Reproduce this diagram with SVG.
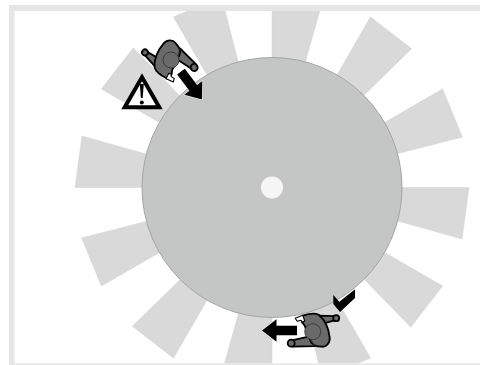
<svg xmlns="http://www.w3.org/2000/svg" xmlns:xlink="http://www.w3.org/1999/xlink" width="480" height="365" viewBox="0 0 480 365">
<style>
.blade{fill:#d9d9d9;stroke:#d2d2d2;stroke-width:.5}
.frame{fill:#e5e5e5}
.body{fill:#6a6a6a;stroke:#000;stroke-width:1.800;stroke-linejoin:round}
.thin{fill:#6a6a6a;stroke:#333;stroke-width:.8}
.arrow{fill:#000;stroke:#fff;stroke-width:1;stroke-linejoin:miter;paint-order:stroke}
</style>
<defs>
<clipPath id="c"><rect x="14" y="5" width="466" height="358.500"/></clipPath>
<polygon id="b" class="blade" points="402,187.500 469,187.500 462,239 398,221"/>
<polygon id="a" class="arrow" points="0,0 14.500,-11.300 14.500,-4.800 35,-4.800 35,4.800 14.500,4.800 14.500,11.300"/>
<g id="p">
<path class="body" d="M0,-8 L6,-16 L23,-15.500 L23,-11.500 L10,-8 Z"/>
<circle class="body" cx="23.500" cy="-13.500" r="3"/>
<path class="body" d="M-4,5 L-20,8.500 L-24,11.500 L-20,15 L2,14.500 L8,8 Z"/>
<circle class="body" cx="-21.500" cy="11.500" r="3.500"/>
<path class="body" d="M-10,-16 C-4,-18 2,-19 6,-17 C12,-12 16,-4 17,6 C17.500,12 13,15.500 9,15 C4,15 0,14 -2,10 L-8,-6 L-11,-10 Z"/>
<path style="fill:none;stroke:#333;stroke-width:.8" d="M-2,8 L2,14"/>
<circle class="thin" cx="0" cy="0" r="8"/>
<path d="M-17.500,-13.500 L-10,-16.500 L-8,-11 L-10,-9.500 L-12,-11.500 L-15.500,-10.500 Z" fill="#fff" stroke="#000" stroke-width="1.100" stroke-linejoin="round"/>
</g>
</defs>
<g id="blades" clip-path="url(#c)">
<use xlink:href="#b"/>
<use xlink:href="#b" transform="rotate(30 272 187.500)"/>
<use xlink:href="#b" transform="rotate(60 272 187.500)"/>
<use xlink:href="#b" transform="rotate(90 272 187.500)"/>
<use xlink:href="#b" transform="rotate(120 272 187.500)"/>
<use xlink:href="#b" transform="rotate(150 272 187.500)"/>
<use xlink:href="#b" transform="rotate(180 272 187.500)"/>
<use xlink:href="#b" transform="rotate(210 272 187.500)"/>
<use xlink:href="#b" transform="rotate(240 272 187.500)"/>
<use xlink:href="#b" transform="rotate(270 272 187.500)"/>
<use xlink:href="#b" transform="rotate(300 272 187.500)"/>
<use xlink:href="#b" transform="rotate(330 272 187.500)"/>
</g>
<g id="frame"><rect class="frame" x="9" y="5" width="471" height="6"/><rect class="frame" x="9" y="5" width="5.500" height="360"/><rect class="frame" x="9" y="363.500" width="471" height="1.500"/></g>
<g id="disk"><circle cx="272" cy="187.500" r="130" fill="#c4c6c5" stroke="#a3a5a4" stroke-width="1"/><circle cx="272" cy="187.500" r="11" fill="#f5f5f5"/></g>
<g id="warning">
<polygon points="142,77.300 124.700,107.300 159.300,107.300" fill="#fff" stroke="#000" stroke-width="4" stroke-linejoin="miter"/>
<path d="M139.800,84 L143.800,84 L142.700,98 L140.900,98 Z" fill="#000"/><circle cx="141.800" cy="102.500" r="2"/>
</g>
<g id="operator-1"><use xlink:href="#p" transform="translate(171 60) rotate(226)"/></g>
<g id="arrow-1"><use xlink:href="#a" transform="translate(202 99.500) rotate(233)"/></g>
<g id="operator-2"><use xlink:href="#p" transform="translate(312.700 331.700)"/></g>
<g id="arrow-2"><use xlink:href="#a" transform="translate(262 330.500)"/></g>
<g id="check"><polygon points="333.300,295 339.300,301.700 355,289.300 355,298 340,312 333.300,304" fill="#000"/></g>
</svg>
—————
Repeat the material above in full and unchanged, minus its images.

Reproduce this diagram with SVG.
<svg xmlns="http://www.w3.org/2000/svg" xmlns:xlink="http://www.w3.org/1999/xlink" width="480" height="365" viewBox="0 0 480 365">
<style>
.blade{fill:#d9d9d9;stroke:#d2d2d2;stroke-width:.5}
.frame{fill:#e5e5e5}
.body{fill:#6a6a6a;stroke:#000;stroke-width:1.800;stroke-linejoin:round}
.thin{fill:#6a6a6a;stroke:#333;stroke-width:.8}
.arrow{fill:#000;stroke:#fff;stroke-width:1;stroke-linejoin:miter;paint-order:stroke}
</style>
<defs>
<clipPath id="c"><rect x="14" y="5" width="466" height="358.500"/></clipPath>
<polygon id="b" class="blade" points="402,187.500 469,187.500 462,239 398,221"/>
<polygon id="a" class="arrow" points="0,0 14.500,-11.300 14.500,-4.800 35,-4.800 35,4.800 14.500,4.800 14.500,11.300"/>
<g id="p">
<path class="body" d="M0,-8 L6,-16 L23,-15.500 L23,-11.500 L10,-8 Z"/>
<circle class="body" cx="23.500" cy="-13.500" r="3"/>
<path class="body" d="M-4,5 L-20,8.500 L-24,11.500 L-20,15 L2,14.500 L8,8 Z"/>
<circle class="body" cx="-21.500" cy="11.500" r="3.500"/>
<path class="body" d="M-10,-16 C-4,-18 2,-19 6,-17 C12,-12 16,-4 17,6 C17.500,12 13,15.500 9,15 C4,15 0,14 -2,10 L-8,-6 L-11,-10 Z"/>
<path style="fill:none;stroke:#333;stroke-width:.8" d="M-2,8 L2,14"/>
<circle class="thin" cx="0" cy="0" r="8"/>
<path d="M-17.500,-13.500 L-10,-16.500 L-8,-11 L-10,-9.500 L-12,-11.500 L-15.500,-10.500 Z" fill="#fff" stroke="#000" stroke-width="1.100" stroke-linejoin="round"/>
</g>
</defs>
<g id="blades" clip-path="url(#c)">
<use xlink:href="#b"/>
<use xlink:href="#b" transform="rotate(30 272 187.500)"/>
<use xlink:href="#b" transform="rotate(60 272 187.500)"/>
<use xlink:href="#b" transform="rotate(90 272 187.500)"/>
<use xlink:href="#b" transform="rotate(120 272 187.500)"/>
<use xlink:href="#b" transform="rotate(150 272 187.500)"/>
<use xlink:href="#b" transform="rotate(180 272 187.500)"/>
<use xlink:href="#b" transform="rotate(210 272 187.500)"/>
<use xlink:href="#b" transform="rotate(240 272 187.500)"/>
<use xlink:href="#b" transform="rotate(270 272 187.500)"/>
<use xlink:href="#b" transform="rotate(300 272 187.500)"/>
<use xlink:href="#b" transform="rotate(330 272 187.500)"/>
</g>
<g id="frame"><rect class="frame" x="9" y="5" width="471" height="6"/><rect class="frame" x="9" y="5" width="5.500" height="360"/><rect class="frame" x="9" y="363.500" width="471" height="1.500"/></g>
<g id="disk"><circle cx="272" cy="187.500" r="130" fill="#c4c6c5" stroke="#a3a5a4" stroke-width="1"/><circle cx="272" cy="187.500" r="11" fill="#f5f5f5"/></g>
<g id="warning">
<polygon points="142,77.300 124.700,107.300 159.300,107.300" fill="#fff" stroke="#000" stroke-width="4" stroke-linejoin="miter"/>
<path d="M139.800,84 L143.800,84 L142.700,98 L140.900,98 Z" fill="#000"/><circle cx="141.800" cy="102.500" r="2"/>
</g>
<g id="operator-1"><use xlink:href="#p" transform="translate(171 60) rotate(226)"/></g>
<g id="arrow-1"><use xlink:href="#a" transform="translate(202 99.500) rotate(233)"/></g>
<g id="operator-2"><use xlink:href="#p" transform="translate(312.700 331.700)"/></g>
<g id="arrow-2"><use xlink:href="#a" transform="translate(262 330.500)"/></g>
<g id="check"><polygon points="333.300,295 339.300,301.700 355,289.300 355,298 340,312 333.300,304" fill="#000"/></g>
</svg>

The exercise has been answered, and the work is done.